Carilyn recently traveled to Europe to race for Team USA in the 24 hour world champsionships. After having to drop out after 4 hours she got the remarkable opportunity to watch and learn.
After keeling over at Worlds last weekend, I ended up being more of a spectator than a runner. This turn of events gave me the unexpected opportunity to watch the pros like Yiannis Kouros, Mike Morton, and Connie Gardner race. And it was fascinating! When you are in the middle of the action, and on the verge of puking, falling, quitting, or just plain miserable, you are never really able to appreciate the talent running on the course around you. By dropping at hour 4, I was plenty fresh to really see what takes place during a race at that level. More interestingly, to me at least, I was able to see how the true superstars race.

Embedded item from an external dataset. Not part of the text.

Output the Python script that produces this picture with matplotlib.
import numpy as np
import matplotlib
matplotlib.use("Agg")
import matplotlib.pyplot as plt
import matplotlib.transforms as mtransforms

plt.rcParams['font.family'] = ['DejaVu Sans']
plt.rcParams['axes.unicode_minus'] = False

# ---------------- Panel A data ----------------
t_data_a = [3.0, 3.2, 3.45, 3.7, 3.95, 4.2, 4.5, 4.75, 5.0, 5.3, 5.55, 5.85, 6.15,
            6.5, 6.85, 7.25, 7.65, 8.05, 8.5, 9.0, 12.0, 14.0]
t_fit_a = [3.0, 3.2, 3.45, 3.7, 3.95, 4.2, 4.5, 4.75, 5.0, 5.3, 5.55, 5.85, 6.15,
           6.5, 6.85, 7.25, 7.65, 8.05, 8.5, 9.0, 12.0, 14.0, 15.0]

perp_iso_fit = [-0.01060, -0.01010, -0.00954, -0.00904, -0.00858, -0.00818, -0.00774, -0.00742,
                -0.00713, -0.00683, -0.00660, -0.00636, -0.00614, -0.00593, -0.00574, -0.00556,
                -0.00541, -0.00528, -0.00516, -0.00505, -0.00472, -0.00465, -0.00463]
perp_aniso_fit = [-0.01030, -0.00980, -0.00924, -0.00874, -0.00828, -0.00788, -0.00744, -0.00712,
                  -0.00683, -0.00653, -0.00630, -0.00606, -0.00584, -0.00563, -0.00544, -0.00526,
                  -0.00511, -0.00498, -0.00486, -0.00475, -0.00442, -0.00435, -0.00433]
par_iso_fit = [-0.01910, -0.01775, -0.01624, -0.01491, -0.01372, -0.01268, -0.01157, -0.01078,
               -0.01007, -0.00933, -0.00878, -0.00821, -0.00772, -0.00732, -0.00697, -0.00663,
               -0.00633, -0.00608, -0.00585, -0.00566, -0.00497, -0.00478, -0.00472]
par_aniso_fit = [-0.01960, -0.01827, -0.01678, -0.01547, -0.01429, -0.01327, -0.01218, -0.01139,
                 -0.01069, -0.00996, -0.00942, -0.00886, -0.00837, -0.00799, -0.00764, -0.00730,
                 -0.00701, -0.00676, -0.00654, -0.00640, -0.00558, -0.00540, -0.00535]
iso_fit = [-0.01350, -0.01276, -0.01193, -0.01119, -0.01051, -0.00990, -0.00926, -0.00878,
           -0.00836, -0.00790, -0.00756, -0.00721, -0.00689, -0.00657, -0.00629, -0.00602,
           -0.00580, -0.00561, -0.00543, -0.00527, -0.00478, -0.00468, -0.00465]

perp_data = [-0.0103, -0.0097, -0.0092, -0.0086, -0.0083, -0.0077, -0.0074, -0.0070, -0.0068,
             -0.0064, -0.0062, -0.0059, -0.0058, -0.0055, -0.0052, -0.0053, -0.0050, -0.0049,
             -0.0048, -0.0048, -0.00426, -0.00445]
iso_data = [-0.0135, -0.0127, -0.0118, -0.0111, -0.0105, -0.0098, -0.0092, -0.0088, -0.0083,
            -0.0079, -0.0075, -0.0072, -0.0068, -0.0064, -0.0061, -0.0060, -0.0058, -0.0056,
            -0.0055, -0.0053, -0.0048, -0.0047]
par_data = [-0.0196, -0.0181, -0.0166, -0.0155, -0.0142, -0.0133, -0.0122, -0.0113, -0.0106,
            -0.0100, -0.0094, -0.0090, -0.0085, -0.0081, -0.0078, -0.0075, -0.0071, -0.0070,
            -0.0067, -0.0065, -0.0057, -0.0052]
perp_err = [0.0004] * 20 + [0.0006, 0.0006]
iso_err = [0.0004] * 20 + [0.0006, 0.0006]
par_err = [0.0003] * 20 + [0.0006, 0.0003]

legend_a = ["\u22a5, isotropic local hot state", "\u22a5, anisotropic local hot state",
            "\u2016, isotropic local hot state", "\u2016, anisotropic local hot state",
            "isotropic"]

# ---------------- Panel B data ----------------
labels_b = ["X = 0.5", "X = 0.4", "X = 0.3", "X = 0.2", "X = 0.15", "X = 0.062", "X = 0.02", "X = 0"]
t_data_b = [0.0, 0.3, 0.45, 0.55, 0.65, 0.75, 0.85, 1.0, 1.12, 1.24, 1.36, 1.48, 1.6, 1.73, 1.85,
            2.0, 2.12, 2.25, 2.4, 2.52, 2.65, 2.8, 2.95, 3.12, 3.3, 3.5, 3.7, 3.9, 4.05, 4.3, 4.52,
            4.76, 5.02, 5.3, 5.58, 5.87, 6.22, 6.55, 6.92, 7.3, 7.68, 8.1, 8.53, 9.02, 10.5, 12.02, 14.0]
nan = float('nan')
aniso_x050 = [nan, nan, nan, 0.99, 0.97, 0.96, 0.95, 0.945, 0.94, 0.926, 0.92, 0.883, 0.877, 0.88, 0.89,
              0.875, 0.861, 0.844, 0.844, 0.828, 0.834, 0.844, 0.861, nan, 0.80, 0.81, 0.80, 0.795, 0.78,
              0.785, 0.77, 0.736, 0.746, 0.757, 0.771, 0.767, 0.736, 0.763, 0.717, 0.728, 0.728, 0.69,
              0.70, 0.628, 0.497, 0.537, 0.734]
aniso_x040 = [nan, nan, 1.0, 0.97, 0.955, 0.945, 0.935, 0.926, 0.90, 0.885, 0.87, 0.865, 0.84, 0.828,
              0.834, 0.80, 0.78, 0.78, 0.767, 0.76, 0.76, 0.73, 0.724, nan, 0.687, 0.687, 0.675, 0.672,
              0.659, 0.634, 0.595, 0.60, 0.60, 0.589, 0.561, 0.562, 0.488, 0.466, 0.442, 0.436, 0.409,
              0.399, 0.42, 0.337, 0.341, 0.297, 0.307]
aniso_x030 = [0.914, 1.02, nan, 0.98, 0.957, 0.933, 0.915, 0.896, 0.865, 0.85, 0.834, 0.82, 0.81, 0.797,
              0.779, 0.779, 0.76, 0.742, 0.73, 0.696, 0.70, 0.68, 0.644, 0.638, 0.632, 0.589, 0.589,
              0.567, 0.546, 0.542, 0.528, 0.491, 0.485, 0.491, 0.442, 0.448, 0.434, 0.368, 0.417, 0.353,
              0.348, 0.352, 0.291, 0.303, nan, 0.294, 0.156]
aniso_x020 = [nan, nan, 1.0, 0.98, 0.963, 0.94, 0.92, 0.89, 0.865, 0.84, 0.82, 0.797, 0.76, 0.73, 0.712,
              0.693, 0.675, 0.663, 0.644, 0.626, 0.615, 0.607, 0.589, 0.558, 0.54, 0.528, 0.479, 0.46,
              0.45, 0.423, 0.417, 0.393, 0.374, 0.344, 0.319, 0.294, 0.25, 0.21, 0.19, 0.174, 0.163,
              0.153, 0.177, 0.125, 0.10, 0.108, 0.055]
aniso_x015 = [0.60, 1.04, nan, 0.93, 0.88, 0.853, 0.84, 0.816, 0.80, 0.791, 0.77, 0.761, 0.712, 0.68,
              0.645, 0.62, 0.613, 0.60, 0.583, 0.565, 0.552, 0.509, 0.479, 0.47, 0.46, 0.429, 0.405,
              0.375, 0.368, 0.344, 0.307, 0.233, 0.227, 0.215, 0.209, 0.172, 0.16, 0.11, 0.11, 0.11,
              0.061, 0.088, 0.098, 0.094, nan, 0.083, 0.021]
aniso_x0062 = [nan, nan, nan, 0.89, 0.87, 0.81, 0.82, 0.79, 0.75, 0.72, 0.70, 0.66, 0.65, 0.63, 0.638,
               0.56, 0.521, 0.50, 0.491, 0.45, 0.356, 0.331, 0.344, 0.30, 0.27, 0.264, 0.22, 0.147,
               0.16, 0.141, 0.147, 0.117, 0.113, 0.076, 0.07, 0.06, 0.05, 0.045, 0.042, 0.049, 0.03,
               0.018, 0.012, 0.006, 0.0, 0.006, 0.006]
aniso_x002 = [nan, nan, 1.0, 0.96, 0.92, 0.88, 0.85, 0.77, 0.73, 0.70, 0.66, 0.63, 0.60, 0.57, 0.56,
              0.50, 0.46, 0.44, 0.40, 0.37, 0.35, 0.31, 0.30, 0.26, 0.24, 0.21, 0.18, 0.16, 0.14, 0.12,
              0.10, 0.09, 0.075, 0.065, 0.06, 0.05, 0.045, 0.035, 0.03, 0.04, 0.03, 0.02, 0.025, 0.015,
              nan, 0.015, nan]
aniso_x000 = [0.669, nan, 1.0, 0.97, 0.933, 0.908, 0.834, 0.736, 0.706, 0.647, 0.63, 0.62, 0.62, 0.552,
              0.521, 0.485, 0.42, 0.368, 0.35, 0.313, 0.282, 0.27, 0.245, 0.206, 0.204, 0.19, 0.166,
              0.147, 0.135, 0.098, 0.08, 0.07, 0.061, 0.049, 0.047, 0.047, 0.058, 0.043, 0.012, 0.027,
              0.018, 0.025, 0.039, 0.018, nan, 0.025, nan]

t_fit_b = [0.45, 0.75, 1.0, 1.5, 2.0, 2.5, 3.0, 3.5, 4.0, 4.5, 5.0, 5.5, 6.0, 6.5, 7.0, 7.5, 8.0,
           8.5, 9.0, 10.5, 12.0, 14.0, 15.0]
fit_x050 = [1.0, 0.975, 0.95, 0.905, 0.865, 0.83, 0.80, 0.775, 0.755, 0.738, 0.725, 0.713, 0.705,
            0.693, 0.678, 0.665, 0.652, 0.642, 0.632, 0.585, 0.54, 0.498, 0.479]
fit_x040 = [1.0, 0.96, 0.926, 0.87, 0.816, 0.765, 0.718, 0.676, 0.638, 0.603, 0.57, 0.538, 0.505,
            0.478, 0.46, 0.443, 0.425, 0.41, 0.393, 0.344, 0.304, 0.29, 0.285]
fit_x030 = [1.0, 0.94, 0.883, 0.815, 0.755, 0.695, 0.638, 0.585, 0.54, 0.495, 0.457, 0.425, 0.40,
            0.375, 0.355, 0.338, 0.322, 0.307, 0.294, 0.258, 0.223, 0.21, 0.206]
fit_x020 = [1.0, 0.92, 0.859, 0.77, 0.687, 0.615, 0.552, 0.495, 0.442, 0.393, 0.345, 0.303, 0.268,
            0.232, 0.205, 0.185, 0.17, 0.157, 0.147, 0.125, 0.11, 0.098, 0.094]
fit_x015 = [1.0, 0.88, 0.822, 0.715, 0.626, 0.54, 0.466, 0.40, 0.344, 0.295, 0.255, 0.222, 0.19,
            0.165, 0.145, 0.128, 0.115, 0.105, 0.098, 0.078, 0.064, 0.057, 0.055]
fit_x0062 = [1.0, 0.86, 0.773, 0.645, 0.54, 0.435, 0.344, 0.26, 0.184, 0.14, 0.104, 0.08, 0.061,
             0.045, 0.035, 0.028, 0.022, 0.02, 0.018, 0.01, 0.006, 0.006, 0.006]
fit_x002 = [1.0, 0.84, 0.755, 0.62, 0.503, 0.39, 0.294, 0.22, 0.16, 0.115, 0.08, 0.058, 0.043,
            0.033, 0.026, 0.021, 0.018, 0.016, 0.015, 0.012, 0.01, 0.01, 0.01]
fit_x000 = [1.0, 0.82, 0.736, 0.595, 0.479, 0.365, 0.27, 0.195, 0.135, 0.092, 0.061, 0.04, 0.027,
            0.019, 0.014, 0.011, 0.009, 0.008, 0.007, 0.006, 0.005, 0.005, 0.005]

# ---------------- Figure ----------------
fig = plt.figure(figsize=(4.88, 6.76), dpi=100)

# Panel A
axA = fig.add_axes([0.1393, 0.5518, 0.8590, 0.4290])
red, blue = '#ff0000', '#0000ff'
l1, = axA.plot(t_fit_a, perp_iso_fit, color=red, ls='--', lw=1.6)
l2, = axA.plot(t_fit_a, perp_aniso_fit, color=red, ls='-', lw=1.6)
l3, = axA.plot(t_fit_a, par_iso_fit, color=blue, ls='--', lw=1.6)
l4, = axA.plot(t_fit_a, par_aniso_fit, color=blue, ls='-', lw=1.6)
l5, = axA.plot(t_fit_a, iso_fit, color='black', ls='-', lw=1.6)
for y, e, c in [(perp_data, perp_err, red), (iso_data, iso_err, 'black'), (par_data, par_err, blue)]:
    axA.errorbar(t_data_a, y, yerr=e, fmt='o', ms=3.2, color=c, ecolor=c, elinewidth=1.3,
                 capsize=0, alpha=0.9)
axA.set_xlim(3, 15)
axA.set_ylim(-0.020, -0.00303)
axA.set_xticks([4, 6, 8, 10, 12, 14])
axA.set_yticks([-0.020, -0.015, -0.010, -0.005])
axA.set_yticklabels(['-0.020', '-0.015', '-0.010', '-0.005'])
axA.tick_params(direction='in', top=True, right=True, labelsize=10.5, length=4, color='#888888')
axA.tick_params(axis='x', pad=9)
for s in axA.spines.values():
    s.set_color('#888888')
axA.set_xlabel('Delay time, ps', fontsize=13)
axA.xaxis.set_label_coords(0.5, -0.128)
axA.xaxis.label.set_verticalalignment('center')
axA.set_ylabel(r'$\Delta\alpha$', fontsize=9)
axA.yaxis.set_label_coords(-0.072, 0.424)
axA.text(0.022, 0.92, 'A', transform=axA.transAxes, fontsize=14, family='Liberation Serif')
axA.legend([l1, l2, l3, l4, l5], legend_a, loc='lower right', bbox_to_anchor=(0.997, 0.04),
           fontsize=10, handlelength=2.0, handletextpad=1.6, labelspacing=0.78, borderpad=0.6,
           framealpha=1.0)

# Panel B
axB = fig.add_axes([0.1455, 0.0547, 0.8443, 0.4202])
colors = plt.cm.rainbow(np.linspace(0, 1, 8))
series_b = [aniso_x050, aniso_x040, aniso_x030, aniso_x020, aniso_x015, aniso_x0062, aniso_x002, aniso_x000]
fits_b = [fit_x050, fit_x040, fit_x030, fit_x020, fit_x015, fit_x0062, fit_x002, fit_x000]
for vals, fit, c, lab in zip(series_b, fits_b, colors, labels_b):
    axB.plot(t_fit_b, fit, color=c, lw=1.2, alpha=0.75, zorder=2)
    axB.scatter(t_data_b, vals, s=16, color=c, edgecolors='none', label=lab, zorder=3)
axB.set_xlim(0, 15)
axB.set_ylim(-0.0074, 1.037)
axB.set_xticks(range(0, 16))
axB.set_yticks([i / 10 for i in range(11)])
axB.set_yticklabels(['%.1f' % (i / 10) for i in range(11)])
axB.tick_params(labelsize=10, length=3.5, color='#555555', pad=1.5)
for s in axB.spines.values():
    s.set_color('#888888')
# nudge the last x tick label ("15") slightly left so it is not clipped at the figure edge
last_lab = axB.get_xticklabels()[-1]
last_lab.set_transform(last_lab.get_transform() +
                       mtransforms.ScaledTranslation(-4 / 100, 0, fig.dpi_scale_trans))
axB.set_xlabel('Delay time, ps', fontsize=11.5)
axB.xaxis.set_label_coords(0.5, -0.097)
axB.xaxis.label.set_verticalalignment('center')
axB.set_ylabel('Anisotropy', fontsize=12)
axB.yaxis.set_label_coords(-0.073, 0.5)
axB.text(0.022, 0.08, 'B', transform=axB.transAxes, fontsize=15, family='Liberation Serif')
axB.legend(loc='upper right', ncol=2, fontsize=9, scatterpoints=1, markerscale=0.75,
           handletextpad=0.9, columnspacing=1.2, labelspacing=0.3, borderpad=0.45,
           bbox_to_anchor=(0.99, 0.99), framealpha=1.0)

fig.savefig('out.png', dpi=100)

Here are some things I learned:
1. Their level of focus is mind blowing. While most of the runners would wave to people cheering, talk to other runners, and engage with their crew, the top bananas rarely did. They seemed to be locked on the course, and task, in front of them only. Rarely did they break focus, and when they did, it was only for a split second to solve an issue. Since I have racing ADD, waving at, and chatting with, anyone within 5 feet of me, including people who clearly don’t speak English, I was so impressed with the top runners’ ability to stay so focused for the full 24 Hours.
2. They rarely, if ever, used an iPod. I’ve seen documentaries where Yiannis has used an iPod, but I didn’t see him using one in this race. Neither Connie, nor Mike, used one either. For 24 Hours! Aggghhhh!! I can’t even imagine. I don’t usually train with music, but I always race with it, especially towards the end. But these pros just ran and ran and ran – music free. Maybe that is how they were able to stay so focused. I think I would have dropped dead of boredom.

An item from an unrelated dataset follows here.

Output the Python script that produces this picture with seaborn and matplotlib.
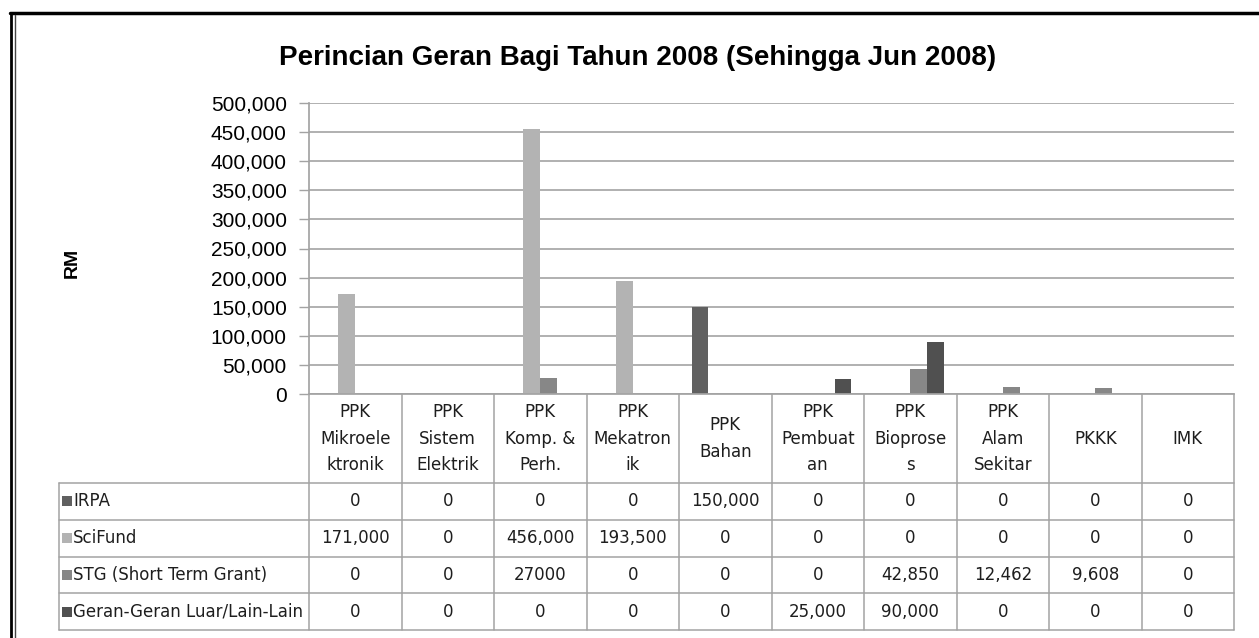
import numpy as np
import pandas as pd
import matplotlib
matplotlib.use("Agg")
import matplotlib.pyplot as plt
import matplotlib.transforms as mtransforms
from matplotlib.patches import Rectangle
from matplotlib.ticker import FuncFormatter
import seaborn as sns

# data (RM)
categories = ["PPK\nMikroele\nktronik", "PPK\nSistem\nElektrik", "PPK\nKomp. &\nPerh.",
              "PPK\nMekatron\nik", "PPK\nBahan", "PPK\nPembuat\nan", "PPK\nBioprose\ns",
              "PPK\nAlam\nSekitar", "PKKK", "IMK"]
series_names = ["IRPA", "SciFund", "STG (Short Term Grant)", "Geran-Geran Luar/Lain-Lain"]
irpa = [0, 0, 0, 0, 150000, 0, 0, 0, 0, 0]
scifund = [171000, 0, 456000, 193500, 0, 0, 0, 0, 0, 0]
stg = [0, 0, 27000, 0, 0, 0, 42850, 12462, 9608, 0]
geran = [0, 0, 0, 0, 0, 25000, 90000, 0, 0, 0]
y_ticks = [0, 50000, 100000, 150000, 200000, 250000, 300000, 350000, 400000, 450000, 500000]
# the source table prints this one cell without a thousands separator
plain_cells = {("STG (Short Term Grant)", 2)}

series_colors = ["#606060", "#b3b3b3", "#878787", "#505050"]
grid_color = "#a3a3a3"
W, H = 1259, 638

sns.set_theme(style="white")
plt.rcParams["font.family"] = ["Liberation Sans", "DejaVu Sans"]
plt.rcParams["text.color"] = "black"

values = [irpa, scifund, stg, geran]
df = pd.concat([
    pd.DataFrame({"category": categories, "series": name, "value": vals})
    for name, vals in zip(series_names, values)
], ignore_index=True)

fig = plt.figure(figsize=(W / 100, H / 100), dpi=100)
fig.patch.set_facecolor("white")


def fx(px):
    return px / W


def fy(py):
    return 1 - py / H


ax_left, ax_right, ax_top, ax_bottom = 309, 1234, 103, 394
ax = fig.add_axes([fx(ax_left), fy(ax_bottom), fx(ax_right - ax_left), (ax_bottom - ax_top) / H])

sns.barplot(data=df, x="category", y="value", hue="series", palette=series_colors,
            hue_order=series_names, order=categories, width=0.727, saturation=1,
            errorbar=None, linewidth=0, legend=False, ax=ax)

ax.set_xlim(-0.5, len(categories) - 0.5)
ax.set_ylim(0, 500000)
ax.set_yticks(y_ticks)
ax.yaxis.set_major_formatter(FuncFormatter(lambda v, p: f"{int(v):,}"))
ax.set_xticks([])
ax.set_xlabel("")
ax.set_ylabel("")
ax.set_axisbelow(True)
ax.yaxis.grid(True, color=grid_color, linewidth=1.2)
for side in ["top", "right"]:
    ax.spines[side].set_visible(False)
ax.spines["left"].set_color(grid_color)
ax.spines["bottom"].set_color(grid_color)
ax.tick_params(axis="y", which="major", direction="out", length=7, width=1,
               color=grid_color, labelsize=15, labelcolor="black", pad=9, left=True)

# title, y axis label
fig.text(fx(638), fy(58), "Perincian Geran Bagi Tahun 2008 (Sehingga Jun 2008)",
         ha="center", va="center", fontsize=20, fontweight="bold", color="black",
         family=["Liberation Sans Narrow", "Liberation Sans", "DejaVu Sans"])
fig.text(fx(72), fy(263), "RM", rotation=90, ha="center", va="center",
         fontsize=14, fontweight="bold", color="black")

# data table under the plot
trans = mtransforms.blended_transform_factory(ax.transData, fig.transFigure)
header_bottom, row_h = 483, 36.8
n_rows = len(series_names)
table_bottom = header_bottom + n_rows * row_h
legend_left = 59
line_kw = dict(color=grid_color, linewidth=1.1, clip_on=False)
edges = np.arange(len(categories) + 1) - 0.5

for e in edges:
    ax.plot([e, e], [fy(ax_bottom), fy(table_bottom)], transform=trans, **line_kw)
for k in range(n_rows + 1):
    yy = fy(header_bottom + k * row_h)
    fig.add_artist(plt.Line2D([fx(legend_left), fx(ax_right)], [yy, yy], **line_kw))
fig.add_artist(plt.Line2D([fx(legend_left), fx(legend_left)],
                          [fy(header_bottom), fy(table_bottom)], **line_kw))

table_font = dict(fontsize=12, color="#1e1e1e", family=["DejaVu Sans"])
for i, cat in enumerate(categories):
    ax.text(i, fy((ax_bottom + header_bottom) / 2), cat, transform=trans,
            ha="center", va="center", linespacing=1.6, **table_font)

for r, (name, vals, col) in enumerate(zip(series_names, values, series_colors)):
    yc = fy(header_bottom + (r + 0.5) * row_h)
    fig.add_artist(Rectangle((fx(62), yc - 5 / H), 10 / W, 10 / H,
                             facecolor=col, edgecolor="none", transform=fig.transFigure))
    fig.text(fx(73), yc, name, ha="left", va="center", **table_font)
    for i, v in enumerate(vals):
        label = str(v) if (name, i) in plain_cells else f"{v:,}"
        ax.text(i, yc, label, transform=trans, ha="center", va="center", **table_font)

# outer chart frame (top and left edges are visible in the source)
fig.add_artist(plt.Line2D([fx(10), fx(W)], [fy(13), fy(13)], color="black", linewidth=2.5))
fig.add_artist(plt.Line2D([fx(11), fx(11)], [fy(13), fy(H)], color="black", linewidth=2.0))
fig.add_artist(plt.Line2D([fx(15), fx(15)], [fy(15), fy(H)], color="#444444", linewidth=1.0))

fig.savefig("out.png", dpi=100)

3. They had a very specific, and minimal, nutrition plan, and stuck to it. While I tend to just eat what sounds good, the pros had a very limited selection of items and they ate them on schedule without much deviation. Somehow, they seem to be able to override their “palate preference” and just eat what is scheduled – gel, water, sports drink, whatever. To me, this just further shows how mentally tough they are – I want to throw gummi bears at people by hour 13. I don’t know if I could eat only gels for 24 hours.
4. Before the race, the pros seem to spend much less time and energy engaging in social activities. This was a huge lesson for me. I’m always so excited to see, and be with, everyone, that I spend my time in the Athlete’s Village before the race chatting, going out to eat, touring the area, and making new friends. The pros keep to themselves, focusing on staying relaxed and calm. While I saw each of them go for a few runs, I rarely saw them out and about.
5. They seem to channel everything more efficiently. This is basically a summation of the fundamental quality of the 4 points listed above. The pros enter the arena more calmly and focused, and then stay that way throughout the race. There is very little wasted effort. As a professional whirling dervish, I found this fascinating. If you’ve ever seen the movie “Le Grande Bleu” (The Big Blue) with Jean Reno, you will know what I am talking about. The lead character, Jacques Major, would enter an almost trance-like state before each of his free diving competitions. He was so totally able to tune out the outside world, it was eerie. I watched the pros do much the same. Now I just wonder if that’s a learnable skill?
While I loved watching, and learning from, the pros, I hope I never get the opportunity to do it again – at least not until I’m retired.